INFORMATION SUPPLIED:
[START]
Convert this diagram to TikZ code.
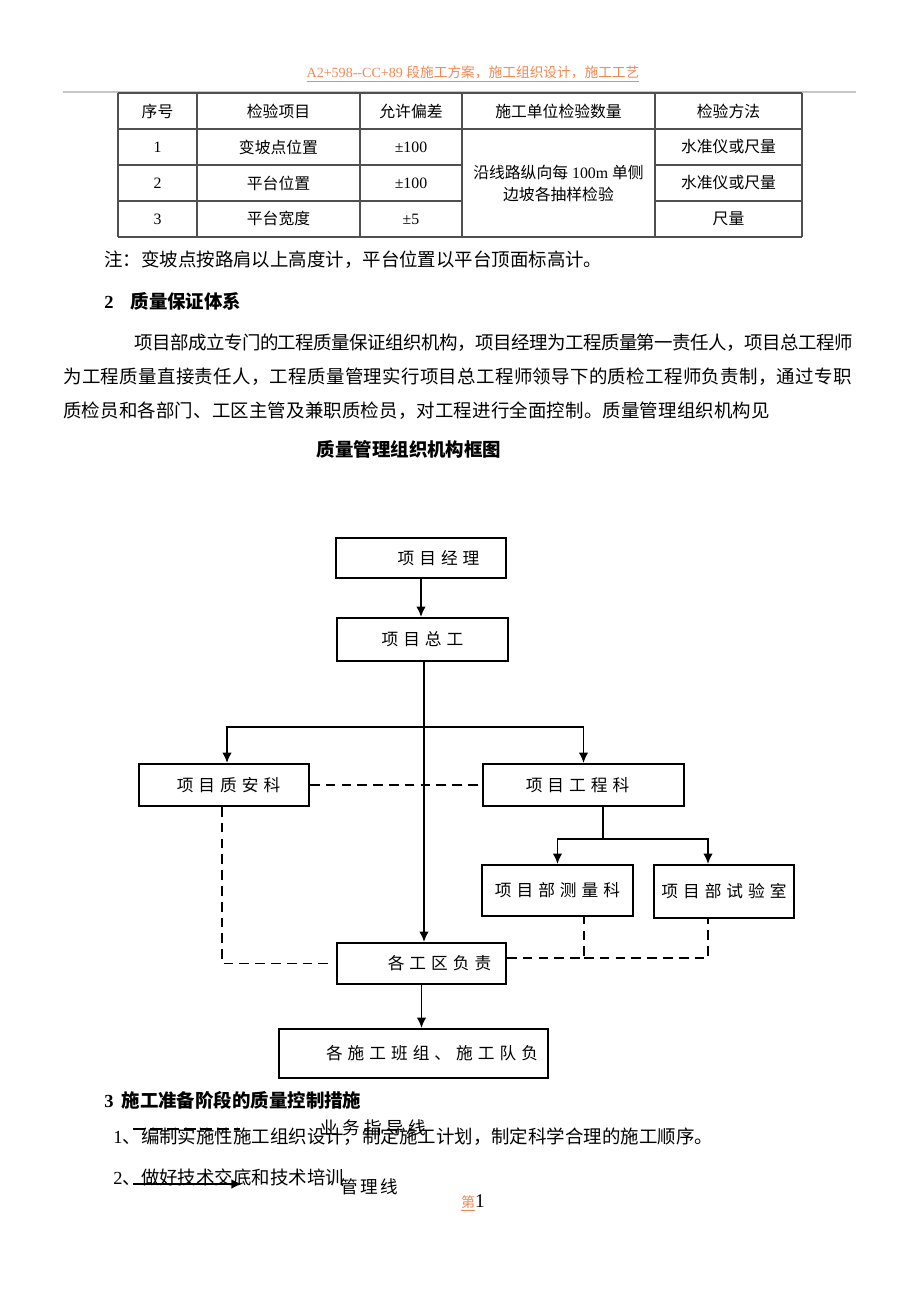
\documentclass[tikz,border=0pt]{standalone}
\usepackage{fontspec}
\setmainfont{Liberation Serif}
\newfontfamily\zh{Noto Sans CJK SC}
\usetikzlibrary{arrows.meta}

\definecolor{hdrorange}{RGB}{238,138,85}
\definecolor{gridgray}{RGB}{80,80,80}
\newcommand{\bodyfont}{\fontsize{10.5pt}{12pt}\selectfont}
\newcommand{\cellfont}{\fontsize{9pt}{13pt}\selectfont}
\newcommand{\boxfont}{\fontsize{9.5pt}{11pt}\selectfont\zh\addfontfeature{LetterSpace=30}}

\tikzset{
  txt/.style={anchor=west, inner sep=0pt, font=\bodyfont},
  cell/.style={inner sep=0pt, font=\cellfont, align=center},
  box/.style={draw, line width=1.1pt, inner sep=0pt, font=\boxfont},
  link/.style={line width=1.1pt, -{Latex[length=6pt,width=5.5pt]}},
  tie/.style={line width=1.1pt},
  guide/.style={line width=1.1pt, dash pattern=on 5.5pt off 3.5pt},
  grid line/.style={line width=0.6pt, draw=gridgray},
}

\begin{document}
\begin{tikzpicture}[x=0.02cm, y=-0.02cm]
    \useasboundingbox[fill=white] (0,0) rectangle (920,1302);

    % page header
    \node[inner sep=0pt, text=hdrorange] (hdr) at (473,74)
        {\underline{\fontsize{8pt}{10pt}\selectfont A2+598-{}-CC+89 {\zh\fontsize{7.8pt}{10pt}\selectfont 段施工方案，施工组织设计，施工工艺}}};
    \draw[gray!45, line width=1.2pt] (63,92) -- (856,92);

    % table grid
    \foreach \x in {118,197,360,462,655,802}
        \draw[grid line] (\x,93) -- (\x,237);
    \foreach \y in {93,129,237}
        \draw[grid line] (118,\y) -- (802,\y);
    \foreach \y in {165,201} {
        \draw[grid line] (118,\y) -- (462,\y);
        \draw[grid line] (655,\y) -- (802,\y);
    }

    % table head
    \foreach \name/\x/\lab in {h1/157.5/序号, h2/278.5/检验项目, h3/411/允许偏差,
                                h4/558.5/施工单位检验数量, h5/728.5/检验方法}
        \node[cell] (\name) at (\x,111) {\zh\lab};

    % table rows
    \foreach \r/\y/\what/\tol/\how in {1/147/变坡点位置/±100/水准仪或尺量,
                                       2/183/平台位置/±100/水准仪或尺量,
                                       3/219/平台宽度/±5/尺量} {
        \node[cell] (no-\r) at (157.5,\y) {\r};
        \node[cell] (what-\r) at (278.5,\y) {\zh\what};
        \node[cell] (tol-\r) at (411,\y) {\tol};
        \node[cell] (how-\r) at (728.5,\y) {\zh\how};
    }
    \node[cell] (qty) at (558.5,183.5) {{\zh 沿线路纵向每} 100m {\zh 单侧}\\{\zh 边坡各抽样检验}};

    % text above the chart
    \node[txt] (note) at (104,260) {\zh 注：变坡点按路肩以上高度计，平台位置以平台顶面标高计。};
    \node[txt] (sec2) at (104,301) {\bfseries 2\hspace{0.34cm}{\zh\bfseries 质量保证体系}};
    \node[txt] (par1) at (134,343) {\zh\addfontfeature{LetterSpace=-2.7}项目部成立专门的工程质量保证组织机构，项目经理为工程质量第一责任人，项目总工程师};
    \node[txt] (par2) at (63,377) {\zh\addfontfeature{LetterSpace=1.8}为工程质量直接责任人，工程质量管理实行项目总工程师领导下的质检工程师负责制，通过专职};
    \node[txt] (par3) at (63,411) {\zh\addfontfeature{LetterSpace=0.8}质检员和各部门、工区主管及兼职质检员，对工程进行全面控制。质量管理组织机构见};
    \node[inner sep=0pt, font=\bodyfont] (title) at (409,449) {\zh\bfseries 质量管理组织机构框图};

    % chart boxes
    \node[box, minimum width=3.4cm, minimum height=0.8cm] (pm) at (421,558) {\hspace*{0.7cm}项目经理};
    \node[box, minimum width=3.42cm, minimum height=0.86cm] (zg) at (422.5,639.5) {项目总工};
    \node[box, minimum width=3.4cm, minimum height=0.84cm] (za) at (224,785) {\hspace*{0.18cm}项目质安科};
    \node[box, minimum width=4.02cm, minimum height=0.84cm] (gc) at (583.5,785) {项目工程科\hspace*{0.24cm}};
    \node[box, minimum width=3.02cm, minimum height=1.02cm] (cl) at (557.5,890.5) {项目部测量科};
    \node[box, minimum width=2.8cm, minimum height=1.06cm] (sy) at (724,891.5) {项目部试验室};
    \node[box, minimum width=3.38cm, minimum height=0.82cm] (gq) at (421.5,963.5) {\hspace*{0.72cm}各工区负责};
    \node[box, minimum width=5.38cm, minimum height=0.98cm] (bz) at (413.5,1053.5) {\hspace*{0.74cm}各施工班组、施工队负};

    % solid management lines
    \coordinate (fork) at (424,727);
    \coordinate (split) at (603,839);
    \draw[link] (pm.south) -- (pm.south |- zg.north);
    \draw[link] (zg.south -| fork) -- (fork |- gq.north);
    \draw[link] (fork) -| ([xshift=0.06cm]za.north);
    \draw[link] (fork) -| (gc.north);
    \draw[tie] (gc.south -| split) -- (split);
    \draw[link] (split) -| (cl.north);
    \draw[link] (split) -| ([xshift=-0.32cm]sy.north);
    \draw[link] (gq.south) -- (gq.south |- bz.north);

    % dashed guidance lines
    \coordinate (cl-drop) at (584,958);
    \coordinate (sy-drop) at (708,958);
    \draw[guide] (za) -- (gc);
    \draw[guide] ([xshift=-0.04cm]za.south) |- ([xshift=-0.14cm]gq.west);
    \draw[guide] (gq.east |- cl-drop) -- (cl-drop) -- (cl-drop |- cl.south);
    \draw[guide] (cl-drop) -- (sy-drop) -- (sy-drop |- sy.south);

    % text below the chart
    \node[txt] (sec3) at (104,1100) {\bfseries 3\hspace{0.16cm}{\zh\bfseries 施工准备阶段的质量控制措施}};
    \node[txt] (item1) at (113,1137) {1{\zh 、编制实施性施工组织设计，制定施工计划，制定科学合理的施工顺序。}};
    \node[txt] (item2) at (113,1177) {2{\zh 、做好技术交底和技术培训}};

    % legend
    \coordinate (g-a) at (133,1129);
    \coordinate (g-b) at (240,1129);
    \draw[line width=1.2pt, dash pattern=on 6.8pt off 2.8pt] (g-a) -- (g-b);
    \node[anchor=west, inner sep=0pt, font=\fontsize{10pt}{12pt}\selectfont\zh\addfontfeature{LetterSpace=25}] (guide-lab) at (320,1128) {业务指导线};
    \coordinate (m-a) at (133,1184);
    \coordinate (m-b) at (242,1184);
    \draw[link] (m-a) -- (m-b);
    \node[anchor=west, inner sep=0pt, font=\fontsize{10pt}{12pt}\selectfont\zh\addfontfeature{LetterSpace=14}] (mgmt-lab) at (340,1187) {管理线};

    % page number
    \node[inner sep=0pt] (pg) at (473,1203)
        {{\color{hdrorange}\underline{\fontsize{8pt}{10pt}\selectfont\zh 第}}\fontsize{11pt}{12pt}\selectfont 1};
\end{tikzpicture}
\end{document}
[END]
GIVEN EXERCISE: Output the lines above in full and exactly as given, omitting any pictures.

SOLUTION TO THE PROBLEM:
Convert this diagram to TikZ code.
\documentclass[tikz,border=0pt]{standalone}
\usepackage{fontspec}
\setmainfont{Liberation Serif}
\newfontfamily\zh{Noto Sans CJK SC}
\usetikzlibrary{arrows.meta}

\definecolor{hdrorange}{RGB}{238,138,85}
\definecolor{gridgray}{RGB}{80,80,80}
\newcommand{\bodyfont}{\fontsize{10.5pt}{12pt}\selectfont}
\newcommand{\cellfont}{\fontsize{9pt}{13pt}\selectfont}
\newcommand{\boxfont}{\fontsize{9.5pt}{11pt}\selectfont\zh\addfontfeature{LetterSpace=30}}

\tikzset{
  txt/.style={anchor=west, inner sep=0pt, font=\bodyfont},
  cell/.style={inner sep=0pt, font=\cellfont, align=center},
  box/.style={draw, line width=1.1pt, inner sep=0pt, font=\boxfont},
  link/.style={line width=1.1pt, -{Latex[length=6pt,width=5.5pt]}},
  tie/.style={line width=1.1pt},
  guide/.style={line width=1.1pt, dash pattern=on 5.5pt off 3.5pt},
  grid line/.style={line width=0.6pt, draw=gridgray},
}

\begin{document}
\begin{tikzpicture}[x=0.02cm, y=-0.02cm]
    \useasboundingbox[fill=white] (0,0) rectangle (920,1302);

    % page header
    \node[inner sep=0pt, text=hdrorange] (hdr) at (473,74)
        {\underline{\fontsize{8pt}{10pt}\selectfont A2+598-{}-CC+89 {\zh\fontsize{7.8pt}{10pt}\selectfont 段施工方案，施工组织设计，施工工艺}}};
    \draw[gray!45, line width=1.2pt] (63,92) -- (856,92);

    % table grid
    \foreach \x in {118,197,360,462,655,802}
        \draw[grid line] (\x,93) -- (\x,237);
    \foreach \y in {93,129,237}
        \draw[grid line] (118,\y) -- (802,\y);
    \foreach \y in {165,201} {
        \draw[grid line] (118,\y) -- (462,\y);
        \draw[grid line] (655,\y) -- (802,\y);
    }

    % table head
    \foreach \name/\x/\lab in {h1/157.5/序号, h2/278.5/检验项目, h3/411/允许偏差,
                                h4/558.5/施工单位检验数量, h5/728.5/检验方法}
        \node[cell] (\name) at (\x,111) {\zh\lab};

    % table rows
    \foreach \r/\y/\what/\tol/\how in {1/147/变坡点位置/±100/水准仪或尺量,
                                       2/183/平台位置/±100/水准仪或尺量,
                                       3/219/平台宽度/±5/尺量} {
        \node[cell] (no-\r) at (157.5,\y) {\r};
        \node[cell] (what-\r) at (278.5,\y) {\zh\what};
        \node[cell] (tol-\r) at (411,\y) {\tol};
        \node[cell] (how-\r) at (728.5,\y) {\zh\how};
    }
    \node[cell] (qty) at (558.5,183.5) {{\zh 沿线路纵向每} 100m {\zh 单侧}\\{\zh 边坡各抽样检验}};

    % text above the chart
    \node[txt] (note) at (104,260) {\zh 注：变坡点按路肩以上高度计，平台位置以平台顶面标高计。};
    \node[txt] (sec2) at (104,301) {\bfseries 2\hspace{0.34cm}{\zh\bfseries 质量保证体系}};
    \node[txt] (par1) at (134,343) {\zh\addfontfeature{LetterSpace=-2.7}项目部成立专门的工程质量保证组织机构，项目经理为工程质量第一责任人，项目总工程师};
    \node[txt] (par2) at (63,377) {\zh\addfontfeature{LetterSpace=1.8}为工程质量直接责任人，工程质量管理实行项目总工程师领导下的质检工程师负责制，通过专职};
    \node[txt] (par3) at (63,411) {\zh\addfontfeature{LetterSpace=0.8}质检员和各部门、工区主管及兼职质检员，对工程进行全面控制。质量管理组织机构见};
    \node[inner sep=0pt, font=\bodyfont] (title) at (409,449) {\zh\bfseries 质量管理组织机构框图};

    % chart boxes
    \node[box, minimum width=3.4cm, minimum height=0.8cm] (pm) at (421,558) {\hspace*{0.7cm}项目经理};
    \node[box, minimum width=3.42cm, minimum height=0.86cm] (zg) at (422.5,639.5) {项目总工};
    \node[box, minimum width=3.4cm, minimum height=0.84cm] (za) at (224,785) {\hspace*{0.18cm}项目质安科};
    \node[box, minimum width=4.02cm, minimum height=0.84cm] (gc) at (583.5,785) {项目工程科\hspace*{0.24cm}};
    \node[box, minimum width=3.02cm, minimum height=1.02cm] (cl) at (557.5,890.5) {项目部测量科};
    \node[box, minimum width=2.8cm, minimum height=1.06cm] (sy) at (724,891.5) {项目部试验室};
    \node[box, minimum width=3.38cm, minimum height=0.82cm] (gq) at (421.5,963.5) {\hspace*{0.72cm}各工区负责};
    \node[box, minimum width=5.38cm, minimum height=0.98cm] (bz) at (413.5,1053.5) {\hspace*{0.74cm}各施工班组、施工队负};

    % solid management lines
    \coordinate (fork) at (424,727);
    \coordinate (split) at (603,839);
    \draw[link] (pm.south) -- (pm.south |- zg.north);
    \draw[link] (zg.south -| fork) -- (fork |- gq.north);
    \draw[link] (fork) -| ([xshift=0.06cm]za.north);
    \draw[link] (fork) -| (gc.north);
    \draw[tie] (gc.south -| split) -- (split);
    \draw[link] (split) -| (cl.north);
    \draw[link] (split) -| ([xshift=-0.32cm]sy.north);
    \draw[link] (gq.south) -- (gq.south |- bz.north);

    % dashed guidance lines
    \coordinate (cl-drop) at (584,958);
    \coordinate (sy-drop) at (708,958);
    \draw[guide] (za) -- (gc);
    \draw[guide] ([xshift=-0.04cm]za.south) |- ([xshift=-0.14cm]gq.west);
    \draw[guide] (gq.east |- cl-drop) -- (cl-drop) -- (cl-drop |- cl.south);
    \draw[guide] (cl-drop) -- (sy-drop) -- (sy-drop |- sy.south);

    % text below the chart
    \node[txt] (sec3) at (104,1100) {\bfseries 3\hspace{0.16cm}{\zh\bfseries 施工准备阶段的质量控制措施}};
    \node[txt] (item1) at (113,1137) {1{\zh 、编制实施性施工组织设计，制定施工计划，制定科学合理的施工顺序。}};
    \node[txt] (item2) at (113,1177) {2{\zh 、做好技术交底和技术培训}};

    % legend
    \coordinate (g-a) at (133,1129);
    \coordinate (g-b) at (240,1129);
    \draw[line width=1.2pt, dash pattern=on 6.8pt off 2.8pt] (g-a) -- (g-b);
    \node[anchor=west, inner sep=0pt, font=\fontsize{10pt}{12pt}\selectfont\zh\addfontfeature{LetterSpace=25}] (guide-lab) at (320,1128) {业务指导线};
    \coordinate (m-a) at (133,1184);
    \coordinate (m-b) at (242,1184);
    \draw[link] (m-a) -- (m-b);
    \node[anchor=west, inner sep=0pt, font=\fontsize{10pt}{12pt}\selectfont\zh\addfontfeature{LetterSpace=14}] (mgmt-lab) at (340,1187) {管理线};

    % page number
    \node[inner sep=0pt] (pg) at (473,1203)
        {{\color{hdrorange}\underline{\fontsize{8pt}{10pt}\selectfont\zh 第}}\fontsize{11pt}{12pt}\selectfont 1};
\end{tikzpicture}
\end{document}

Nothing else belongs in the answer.